The larger the @index-score is, the more relevant result will be. Indexing score is exposed via score() function . Hence, a query from Listing 7-3 is functionally equivalent to the following query:

from Employees where search(Address, "London Seattle Redmond")

order by score() desc

select Address.City

You can use the score() function to reverse ranking and show the least relevant results first if you need:

from Employees where search(Address, "London Seattle Redmond")

order by score() asc

select Address.City

RavenDB can also give you a detailed explanation of how it calculates the score. Along with the query, include the explanations() function , like in the following query:

from Employees where search(Address, "Redmond Seattle")

select Address.City

include explanations()

This time, query results are accompanied by ranking scores in an additional tab, as shown in Figure 7-5.

Figure 7-5
Explanation Column with Ranking Scores

Clicking on the Show icon will give you a detailed explanation of how the indexing score was computed, as shown in Figure 7-6.

Figure 7-6
A Detailed Explanation of the Indexing Score

This decomposition can help you determine why specific results ordering is the way it is.

Boosting

Not all search terms are created equal. Sometimes, you would like to value specific search terms more than others. Boosting is a process of altering weight factors – so you will be able to make some search terms more relevant compared to others. As we saw in a previous section, RavenDB will assign a weight factor to each word and use it to calculate the index score for every matched document.

Each search term can also be associated with a boosting factor. The higher the boost factor, the more relevant the search term will be. This feature can improve the accuracy of the results, ordering documents so that more relevant ones are at the top of the result list.

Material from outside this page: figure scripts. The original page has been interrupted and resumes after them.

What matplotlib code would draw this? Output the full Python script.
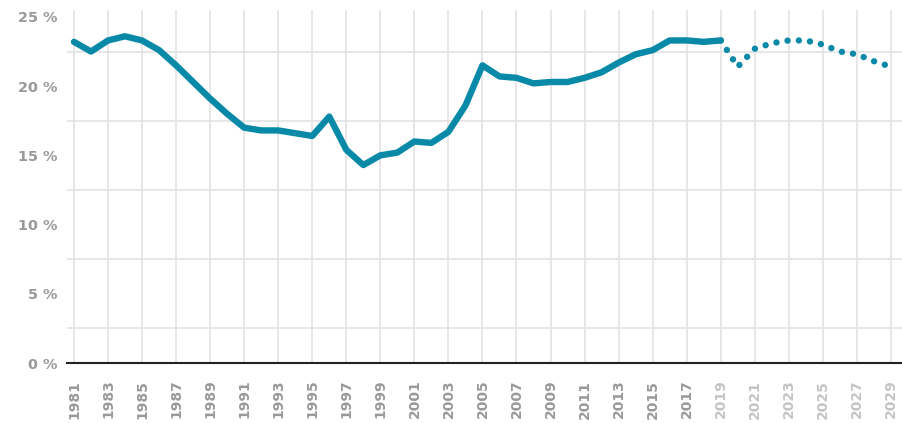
import matplotlib
matplotlib.use("Agg")
import matplotlib.pyplot as plt
from matplotlib.ticker import FixedLocator

# Observed share (%) 1981-2019
years_hist = list(range(1981, 2020))
share_hist = [
    23.2, 22.5, 23.3, 23.6, 23.3, 22.6, 21.5, 20.3, 19.1, 18.0,
    17.0, 16.8, 16.8, 16.6, 16.4, 17.8, 15.4, 14.3, 15.0, 15.2,
    16.0, 15.9, 16.7, 18.6, 21.5, 20.7, 20.6, 20.2, 20.3, 20.3,
    20.6, 21.0, 21.7, 22.3, 22.6, 23.3, 23.3, 23.2, 23.3,
]

# Projection 2019-2029
years_proj = list(range(2019, 2030))
share_proj = [23.3, 21.4, 22.7, 23.1, 23.3, 23.3, 23.0, 22.5, 22.3, 21.8, 21.4]

tick_years = list(range(1981, 2030, 2))
y_ticks = [0, 5, 10, 15, 20, 25]

line_color = "#0889a8"
label_grey = "#999999"
future_grey = "#c4c4c4"
grid_color = "#e3e3e3"

plt.rcParams["font.family"] = ["DejaVu Sans"]

fig = plt.figure(figsize=(9.02, 4.23), dpi=100)
ax = fig.add_axes([67 / 902, 60 / 423, 835 / 902, 353 / 423])

ax.plot(years_hist, share_hist, color=line_color, lw=4.6,
        solid_capstyle="round", solid_joinstyle="round", clip_on=False, zorder=3)
ax.plot(years_proj, share_proj, color=line_color, lw=4.6,
        linestyle=(0, (0.01, 1.75)), dash_capstyle="round", clip_on=False, zorder=3)

ax.set_xlim(1980.59, 2029.65)
ax.set_ylim(0, 25.5)

# grid
ax.yaxis.set_major_locator(FixedLocator(y_ticks))
ax.yaxis.set_minor_locator(FixedLocator([v * 2.5 for v in range(11)]))
ax.xaxis.set_major_locator(FixedLocator(tick_years))
ax.grid(True, which="minor", axis="y", color=grid_color, lw=1.2)
ax.grid(True, which="major", axis="x", color=grid_color, lw=1.2)
ax.set_axisbelow(True)

for side in ["top", "right", "left"]:
    ax.spines[side].set_visible(False)
ax.spines["bottom"].set_color("#222222")
ax.spines["bottom"].set_linewidth(1.5)

ax.tick_params(axis="both", which="both", length=0)
ax.tick_params(axis="y", pad=7)
ax.tick_params(axis="x", pad=12)

ax.set_yticklabels([f"{v} %" for v in y_ticks], fontsize=10.4,
                   fontweight="bold", color=label_grey)
ax.set_xticklabels([str(y) for y in tick_years], rotation=90, fontsize=10,
                   fontweight="bold", va="top", ha="center")
for lbl, yr in zip(ax.get_xticklabels(), tick_years):
    lbl.set_color(label_grey if yr < 2019 else future_grey)

fig.savefig("out.png", dpi=100)
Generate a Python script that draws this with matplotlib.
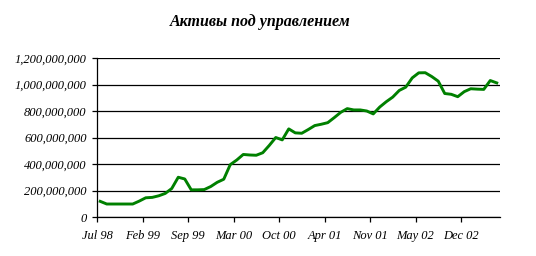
import numpy as np
import matplotlib.pyplot as plt
from matplotlib.ticker import FuncFormatter

# Assets under management, one value per period
assets = [118, 98, 98, 98, 98, 98, 120, 145, 148, 160,
          178, 215, 300, 287, 205, 205, 207, 230, 262, 285,
          395, 430, 472, 468, 466, 485, 540, 600, 582, 665,
          635, 632, 660, 690, 700, 712, 750, 790, 818, 808,
          808, 800, 778, 830, 870, 905, 955, 980, 1050, 1088,
          1089, 1060, 1025, 932, 926, 908, 946, 968, 965, 963,
          1030, 1012]
assets = np.array(assets) * 1e6

tick_labels = ["Jul 98", "Feb 99", "Sep 99", "Mar 00", "Oct 00",
               "Apr 01", "Nov 01", "May 02", "Dec 02"]
tick_step = 7

fig = plt.figure(figsize=(5.36, 2.56), dpi=100)
ax = fig.add_axes([97 / 536, 1 - 217 / 256, 403 / 536, 159 / 256])

x = np.arange(len(assets))
ax.plot(x, assets, color="#008000", linewidth=2.1, solid_joinstyle="round")

ax.set_xlim(-0.5, len(assets) - 0.5)
ax.set_ylim(0, 1.2e9)
ax.set_yticks(np.arange(0, 1.2e9 + 1, 2e8))
ax.yaxis.set_major_formatter(FuncFormatter(lambda v, p: f"{int(v):,}"))
ax.grid(axis="y", color="black", linewidth=0.9)
ax.set_axisbelow(True)

ax.set_xticks(np.arange(len(tick_labels)) * tick_step - 0.5)
ax.set_xticklabels(tick_labels)

for side in ["top", "right"]:
    ax.spines[side].set_visible(False)
for side in ["left", "bottom"]:
    ax.spines[side].set_linewidth(0.9)

ax.tick_params(direction="out", length=3.5, width=0.9)
ax.tick_params(axis="x", pad=6)
ax.tick_params(axis="y", pad=4)
for lab in ax.get_xticklabels() + ax.get_yticklabels():
    lab.set_fontfamily("Liberation Serif")
    lab.set_fontstyle("italic")
    lab.set_fontsize(9)

fig.text(260 / 536, 1 - 22 / 256, "Активы под управлением",
         ha="center", va="center", fontfamily="Liberation Serif",
         fontstyle="italic", fontweight="bold", fontsize=11.5)

fig.savefig("out.png", dpi=100)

For example, you might search for companies in Paris, London, or Seattle but prioritize Paris over two other cities and London over Seattle. To write such a query, you can leverage the boost() function , which accepts boosting factor as a second argument, as shown in Listing 7-4.

from Companies

where

boost(search(Address.City, 'paris'), 15) or

boost(search(Address.City, 'london'), 10) or

boost(search(Address.City, 'seattle'), 5)

select Address.City

Listing 7-4

Full-text search query with boost() function applied

After executing the query from Listing 7-4, RavenDB will return companies from these three cities, ranking as in Figure 7-7.

Figure 7-7
Result Ordering Modified with boost() Function

You can expand the query from Listing 7-4 with explanations, as shown in Listing 7-5.

from Companies

where

boost(search(Address.City, 'paris'), 15) or

boost(search(Address.City, 'london'), 10) or

boost(search(Address.City, 'seattle'), 5)

select Address.City

include explanations()

Listing 7-5

Boosting query with included explanations

With such an expanded query, you will have an overview of scores visible in Figure 7-8.

Figure 7-8
Explanation Tab with Computed Scores

You can click on the Show icon for a further breakdown of how these scores were calculated .

One more possibility to leverage boosting is to make specific fields more relevant. For example, we might need to locate all employees with managerial capabilities. A good candidate for searching is Title and Notes field. However, these two fields are substantially different – while Title contains a current position with the company, Notes contains an employee’s description that may mention various skills and previous jobs. Employees in current managerial positions are more relevant than those with administrative functions in the past .

Hence, we can express that in a query from Listing 7-6.

from "Employees"

where boost(search(Title, 'manager'), 2)

or search(Notes, 'manager')

Listing 7-6

Boosting of Title over Notes

Results of execution are visible in Figure 7-9.

Figure 7-9
Results of Boosting Title over Notes

As you can see, Steven is ranked higher than Andrew since he has the word Manager in the Title field. Using this approach, you can fine-tune ranking and provide better accuracy.

Static Index: One Field

We can take more control over the indexing process by switching from automatic indexes to static ones. You already learned how to create static indexes in Chapters 5 and 6. Listing 7-7 shows a simple index for searching over product names.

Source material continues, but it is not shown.